Task details> Transcribe the records below from the first line to the line that includes "import * as", inclusive, and omit the pictures.

Records to process>
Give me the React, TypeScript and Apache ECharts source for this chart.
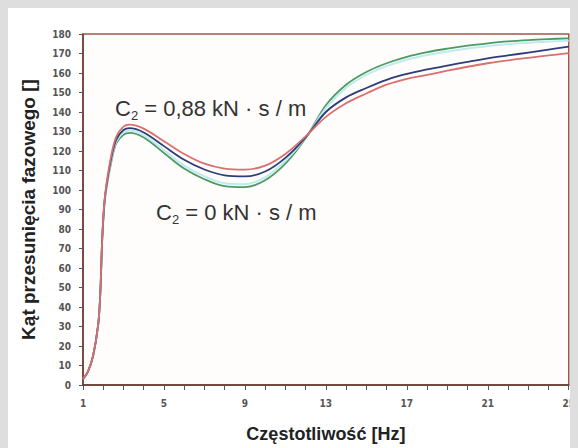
import React, { useEffect, useRef } from "react";
import * as echarts from "echarts";

const freq = [1, 1.25, 1.5, 1.75, 1.85, 1.95, 2.05, 2.15, 2.4, 2.65, 3.0, 3.3, 4, 5, 6, 7, 8, 9, 10, 11, 12, 13, 14, 15, 16, 17, 18, 19, 20, 21, 22, 23, 24, 25];
const red = [3, 7, 15, 31, 46, 75, 93, 102.5, 118, 127.5, 132.5, 133.5, 131.5, 125, 118.5, 113.5, 111, 110.5, 112.5, 118.5, 127.5, 137.5, 144.5, 149.5, 154, 157, 159, 161.2, 163.2, 165, 166.5, 167.8, 169, 170.2];
const blue = [3, 7, 15, 31, 46, 75, 92.5, 101.5, 116.5, 126, 130.8, 131.7, 129.5, 122.5, 115.5, 110.5, 107.5, 107, 109.5, 116.5, 127, 140, 147.5, 152.3, 156.5, 159.5, 161.8, 163.8, 165.7, 167.5, 169, 170.5, 172, 173.5];
const cyan = [3, 7, 15, 31, 46, 75, 92, 101, 115.5, 125, 129.5, 130.5, 128, 120.5, 112.5, 107, 103.5, 103, 106.5, 115, 126.8, 142, 152.5, 159, 163.5, 166.8, 169.2, 171, 172.6, 173.8, 174.8, 175.5, 176.1, 176.5];
const green = [3, 7, 15, 31, 46, 75, 91.5, 100.5, 114.5, 124, 128.3, 129.3, 127, 119, 111, 105.5, 102, 101.5, 105, 113.5, 126.5, 143.5, 154, 160.5, 165, 168.3, 170.7, 172.5, 174, 175.2, 176.2, 176.9, 177.4, 177.8];

const xName = "Częstotliwość [Hz]";
const yName = "Kąt przesunięcia fazowego []";
const label1 = ["C", "2", " = 0,88 kN · s / m"];
const label2 = ["C", "2", " = 0 kN · s / m"];

const tickFont = "'Liberation Sans Narrow', 'DejaVu Sans Condensed', 'Liberation Sans', sans-serif";
const mainFont = "'Liberation Sans', Arial, sans-serif";

function pairs(vals: number[]) {
  return freq.map((f, i) => [f, vals[i]]);
}

function richText(parts: string[]) {
  return `{a|${parts[0]}}{b|${parts[1]}}{a|${parts[2]}}`;
}

const richStyle = {
  a: { fontSize: 22, fontFamily: mainFont, fill: "#333", lineHeight: 28, verticalAlign: "middle" },
  b: { fontSize: 13, fontFamily: mainFont, fill: "#333", lineHeight: 13, verticalAlign: "bottom" },
};

export default function App() {
  const ref = useRef<HTMLDivElement>(null);
  useEffect(() => {
    document.body.style.background = "#dedede";
    const chart = echarts.init(ref.current!, null, { renderer: "svg" });
    const mk = (name: string, vals: number[], color: string, width: number) => ({
      name,
      type: "line",
      data: pairs(vals),
      smooth: 0.35,
      showSymbol: false,
      symbol: "none",
      lineStyle: { color, width },
    });
    chart.setOption({
      animation: false,
      backgroundColor: "#ffffff",
      grid: {
        left: 75,
        right: 2,
        top: 26,
        bottom: 61,
        show: true,
        borderColor: "#a0574c",
        borderWidth: 1.5,
        backgroundColor: "#fffdfc",
      },
      xAxis: {
        type: "value",
        min: 1,
        max: 25,
        interval: 4,
        name: xName,
        nameLocation: "middle",
        nameGap: 40,
        nameTextStyle: { fontFamily: mainFont, fontWeight: "bold", fontSize: 18, color: "#222" },
        axisLine: { show: true, lineStyle: { color: "#5e372e", width: 1.5 } },
        axisTick: { show: true, length: 5, lineStyle: { color: "#555" } },
        minorTick: { show: true, splitNumber: 4, length: 5, lineStyle: { color: "#555" } },
        axisLabel: { fontFamily: tickFont, fontWeight: "bold", fontSize: 10, color: "#555", margin: 13 },
        splitLine: { show: false },
      },
      yAxis: {
        type: "value",
        min: 0,
        max: 180,
        interval: 10,
        name: yName,
        nameLocation: "middle",
        nameGap: 45,
        nameRotate: 90,
        nameTextStyle: { fontFamily: mainFont, fontWeight: "bold", fontSize: 19, color: "#222" },
        axisLine: { show: true, lineStyle: { color: "#6b3a30", width: 1.5 } },
        axisTick: { show: true, length: 4, lineStyle: { color: "#555" } },
        axisLabel: { fontFamily: tickFont, fontWeight: "bold", fontSize: 10, color: "#555", margin: 12 },
        splitLine: { show: false },
      },
      series: [
        mk("green", green, "#4f9a62", 1.8),
        mk("cyan", cyan, "#bdebf0", 2),
        mk("blue", blue, "#2e3d78", 1.8),
        mk("red", red, "#d9706e", 1.8),
      ],
      graphic: [
        {
          type: "text",
          left: 107,
          top: 89,
          style: { text: richText(label1), rich: richStyle },
        },
        {
          type: "text",
          left: 148,
          top: 193,
          style: { text: richText(label2), rich: richStyle },
        },
      ],
    });
    return () => chart.dispose();
  }, []);
  return <div ref={ref} style={{ width: 570, height: 440 }} />;
}
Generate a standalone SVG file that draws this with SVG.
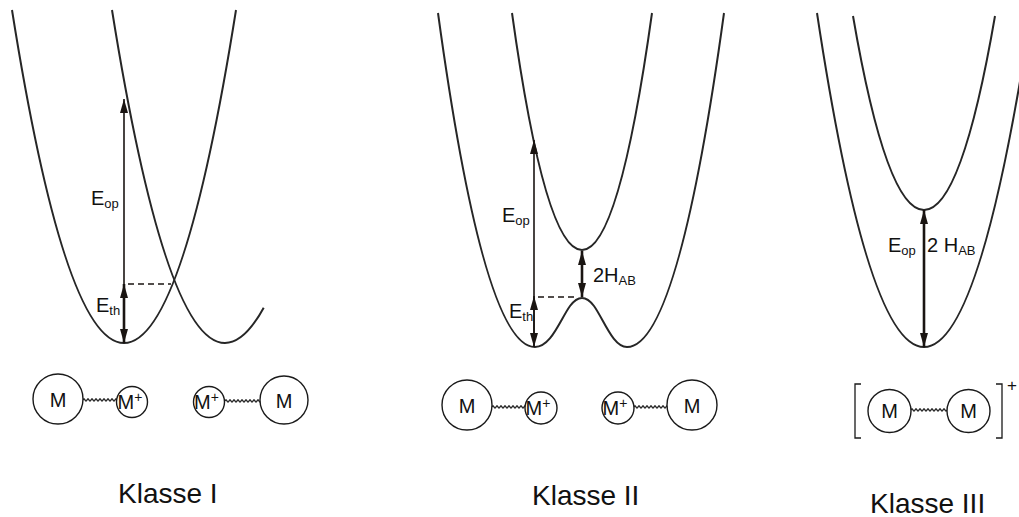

Full response>
Give me the React, TypeScript and Apache ECharts source for this chart.
import React, { useEffect, useRef } from "react";
import * as echarts from "echarts";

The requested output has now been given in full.